Применительно к историко-филологическому знанию «коллежский габитус» означал: 1) закрепление за «ученостью» совершенно определенного статуса; 2) отведение ей фиксированного места в процессе коммуникации; 3) некие общие правила работы с содержанием «учености».
Что касается статуса, то «коллежский габитус» выражался прежде всего в гетерономном позиционировании историко-филологического знания. Историко-филологическое знание изначально берется здесь не как цель, а как средство; не само по себе, а по отношению к чему-то иному, чем оно. Это знание «прилагательно», как сказал бы фонвизинский Митрофан. При этом проводится принципиальная граница между историко-филологическим знанием и знанием языков. Знание языков мыслится как самоцель и, соответственно, как самостоятельная (-ые) дисциплина (-ы). Историко-филологическое знание мыслится как не образующее самостоятельных дисциплин. Ему приписываются непрофессиональный, т. е. дилетантский характер и рекреативно-гедонистическая функция.

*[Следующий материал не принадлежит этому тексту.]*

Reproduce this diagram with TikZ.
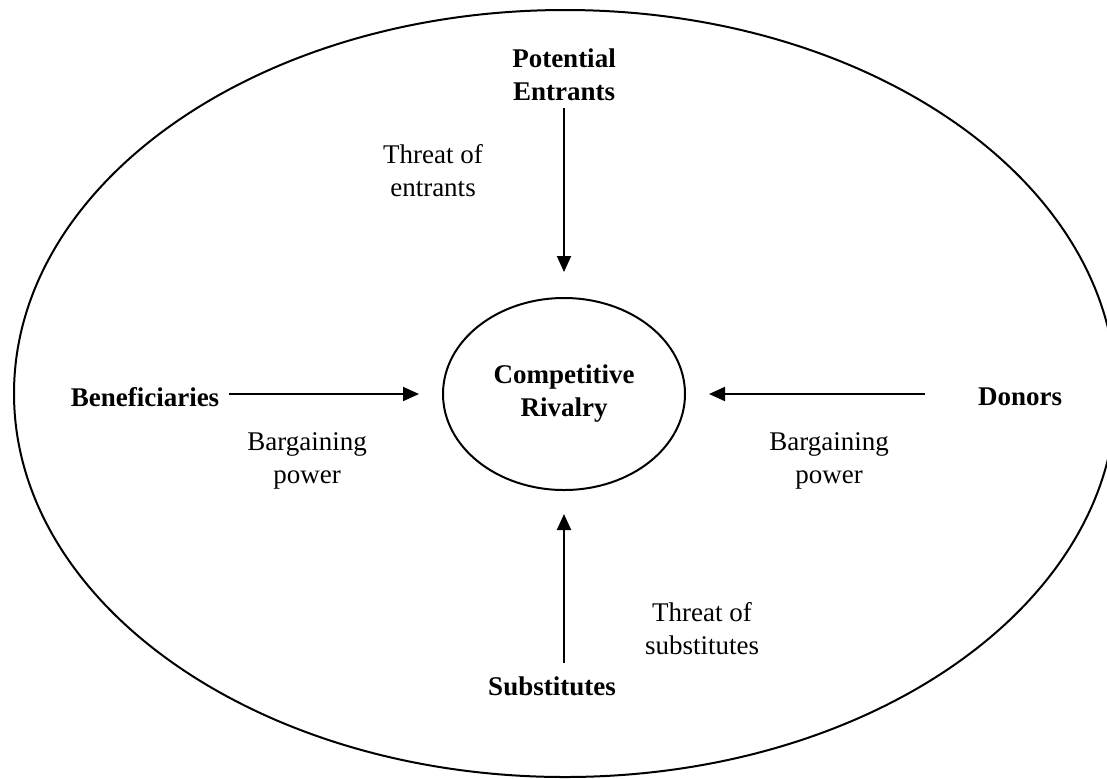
\documentclass[tikz,border=0pt]{standalone}
\usepackage{fontspec}
\setmainfont{Liberation Serif}
\usetikzlibrary{arrows.meta,shapes.geometric}

\tikzset{
  notetext/.style={inner sep=0pt, align=center, font=\fontsize{13.5pt}{16.5pt}\selectfont},
  force/.style={notetext, font=\fontsize{13.5pt}{16.5pt}\selectfont\bfseries},
  arr/.style={line width=1pt, -{Triangle[length=8pt,width=7pt]}},
}

\begin{document}
\begin{tikzpicture}[x=0.5pt, y=-0.5pt]
  \useasboundingbox (0,0) rectangle (1107,778);
  \clip (0,0) rectangle (1107,778);

  % market boundary
  \draw[line width=1pt] (565,393.5) ellipse [x radius=551, y radius=383.5];

  % central rivalry
  \node[force, draw, line width=1pt, ellipse, minimum width=121pt, minimum height=96pt]
    (cr) at (564,394) {Competitive\\Rivalry};

  % the four forces
  \node[force] (pe)  at (564,75)  {Potential\\Entrants};
  \node[force] (ben) at (145,397) {Beneficiaries};
  \node[force] (don) at (1020,397) {Donors};
  \node[force] (sub) at (552,686) {Substitutes};

  % labels on the arrows
  \node[notetext] (te) at (433,171) {Threat of\\entrants};
  \node[notetext] (bl) at (307,461) {Bargaining\\power};
  \node[notetext] (br) at (829,461) {Bargaining\\power};
  \node[notetext] (ts) at (702,629) {Threat of\\substitutes};

  % arrows into the centre
  \draw[arr, shorten <=3.5pt, shorten >=12.5pt] (pe.south) -- (cr.north);
  \draw[arr, shorten <=4.5pt, shorten >=11.5pt] (ben.east |- cr.west) -- (cr.west);
  \draw[arr, shorten <=26.5pt, shorten >=11.5pt] (don.west |- cr.east) -- (cr.east);
  \draw[arr, shorten <=6.5pt, shorten >=11.5pt] (sub.north -| cr.south) -- (cr.south);
\end{tikzpicture}
\end{document}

Вышесказанным определяется место «учености». Выражаясь пространственными метафорами – это место анклава, островка; выражаясь метафорами временными – место интермедии, интерлюдии. Есть некий процесс коммуникации. В этом процессе есть моменты «учености». Коммуникация не состоит из «учености» – она прослаивается «ученостью». «Ученость» выступает как прокладка, как вкрапление.
Соответственно этому закрепляются и навыки в работе с содержанием историко-филологического знания. Это ни в коем случае не навыки исследования. Это навыки хранения и использования. Они состоят прежде всего в запоминании. «Коллежский габитус» требует хранить знание не в книгах и записях, а в памяти человека. К книгам и записям прибегает писатель (кто бы он ни был – поэт или историк); но оратор прибегает к памяти и только к памяти. Оратор извлекает из памяти те или иные элементы историко-филологического знания по мере необходимости, руководствуясь критерием уместности. При этом всякое применение историко-филологического знания должно быть «умеренным», т. е. осознанно и подчеркнуто ограниченным. Такая ограниченность выражается в ускоренном темпе рассмотрения и в принципиальной неполноте всякого историко-филологического экскурса.